THE PROBLEM:
Write again exactly the lines in the listing below, starting at the line with "Output the LaTeX" and ending at the line with "(mallouet.south |- laffont.east);", both included. Pictures are not copied.

MATERIAL FOR THE TASK:
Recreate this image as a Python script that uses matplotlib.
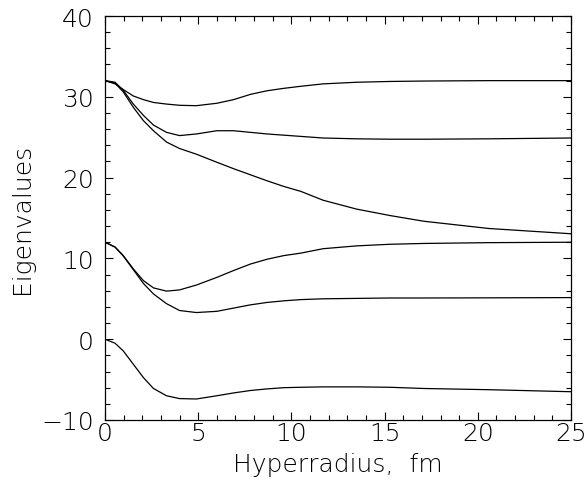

==

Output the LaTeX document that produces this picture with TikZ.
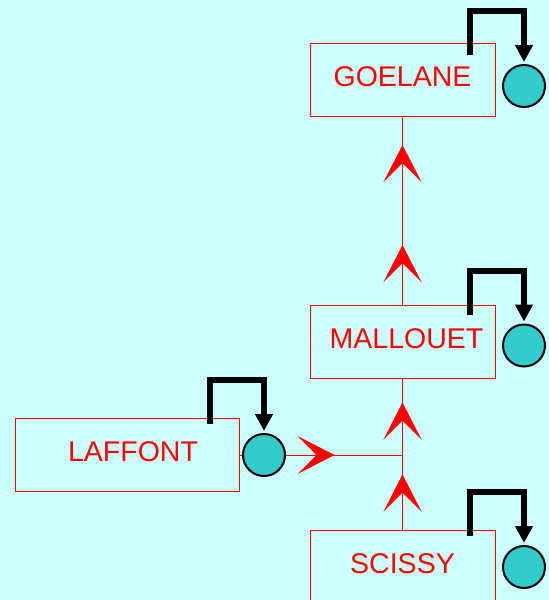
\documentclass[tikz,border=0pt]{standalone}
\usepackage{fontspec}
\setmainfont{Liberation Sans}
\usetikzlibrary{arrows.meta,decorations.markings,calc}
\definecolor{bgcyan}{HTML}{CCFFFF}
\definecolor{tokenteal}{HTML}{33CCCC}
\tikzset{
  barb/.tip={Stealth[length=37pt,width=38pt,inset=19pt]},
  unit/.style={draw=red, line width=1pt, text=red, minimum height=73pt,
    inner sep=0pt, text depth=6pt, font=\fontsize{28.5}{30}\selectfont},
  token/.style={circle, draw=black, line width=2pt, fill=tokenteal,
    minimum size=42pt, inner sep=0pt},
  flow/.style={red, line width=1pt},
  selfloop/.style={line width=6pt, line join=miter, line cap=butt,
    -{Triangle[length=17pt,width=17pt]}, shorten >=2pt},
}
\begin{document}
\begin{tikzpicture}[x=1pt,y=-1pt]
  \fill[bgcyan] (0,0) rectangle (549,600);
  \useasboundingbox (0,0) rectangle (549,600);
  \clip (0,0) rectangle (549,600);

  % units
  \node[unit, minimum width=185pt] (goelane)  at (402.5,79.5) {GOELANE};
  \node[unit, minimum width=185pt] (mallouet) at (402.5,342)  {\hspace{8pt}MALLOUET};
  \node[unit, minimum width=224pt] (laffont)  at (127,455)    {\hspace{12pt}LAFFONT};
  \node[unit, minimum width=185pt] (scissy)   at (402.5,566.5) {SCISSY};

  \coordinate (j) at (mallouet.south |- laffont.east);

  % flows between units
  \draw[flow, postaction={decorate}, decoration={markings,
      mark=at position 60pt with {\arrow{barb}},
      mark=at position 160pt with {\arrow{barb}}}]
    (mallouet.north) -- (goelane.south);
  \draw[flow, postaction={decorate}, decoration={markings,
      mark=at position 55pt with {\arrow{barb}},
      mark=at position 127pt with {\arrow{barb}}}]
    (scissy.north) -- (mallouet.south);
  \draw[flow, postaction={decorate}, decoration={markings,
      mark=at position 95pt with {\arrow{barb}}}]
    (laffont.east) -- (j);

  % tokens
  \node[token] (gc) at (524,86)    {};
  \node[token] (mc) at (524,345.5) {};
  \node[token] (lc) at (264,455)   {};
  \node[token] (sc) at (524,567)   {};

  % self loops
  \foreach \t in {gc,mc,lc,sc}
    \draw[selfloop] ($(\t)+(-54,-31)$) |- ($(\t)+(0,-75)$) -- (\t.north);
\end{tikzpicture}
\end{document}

IN RESPONSE:
Output the LaTeX document that produces this picture with TikZ.
\documentclass[tikz,border=0pt]{standalone}
\usepackage{fontspec}
\setmainfont{Liberation Sans}
\usetikzlibrary{arrows.meta,decorations.markings,calc}
\definecolor{bgcyan}{HTML}{CCFFFF}
\definecolor{tokenteal}{HTML}{33CCCC}
\tikzset{
  barb/.tip={Stealth[length=37pt,width=38pt,inset=19pt]},
  unit/.style={draw=red, line width=1pt, text=red, minimum height=73pt,
    inner sep=0pt, text depth=6pt, font=\fontsize{28.5}{30}\selectfont},
  token/.style={circle, draw=black, line width=2pt, fill=tokenteal,
    minimum size=42pt, inner sep=0pt},
  flow/.style={red, line width=1pt},
  selfloop/.style={line width=6pt, line join=miter, line cap=butt,
    -{Triangle[length=17pt,width=17pt]}, shorten >=2pt},
}
\begin{document}
\begin{tikzpicture}[x=1pt,y=-1pt]
  \fill[bgcyan] (0,0) rectangle (549,600);
  \useasboundingbox (0,0) rectangle (549,600);
  \clip (0,0) rectangle (549,600);

  % units
  \node[unit, minimum width=185pt] (goelane)  at (402.5,79.5) {GOELANE};
  \node[unit, minimum width=185pt] (mallouet) at (402.5,342)  {\hspace{8pt}MALLOUET};
  \node[unit, minimum width=224pt] (laffont)  at (127,455)    {\hspace{12pt}LAFFONT};
  \node[unit, minimum width=185pt] (scissy)   at (402.5,566.5) {SCISSY};

  \coordinate (j) at (mallouet.south |- laffont.east);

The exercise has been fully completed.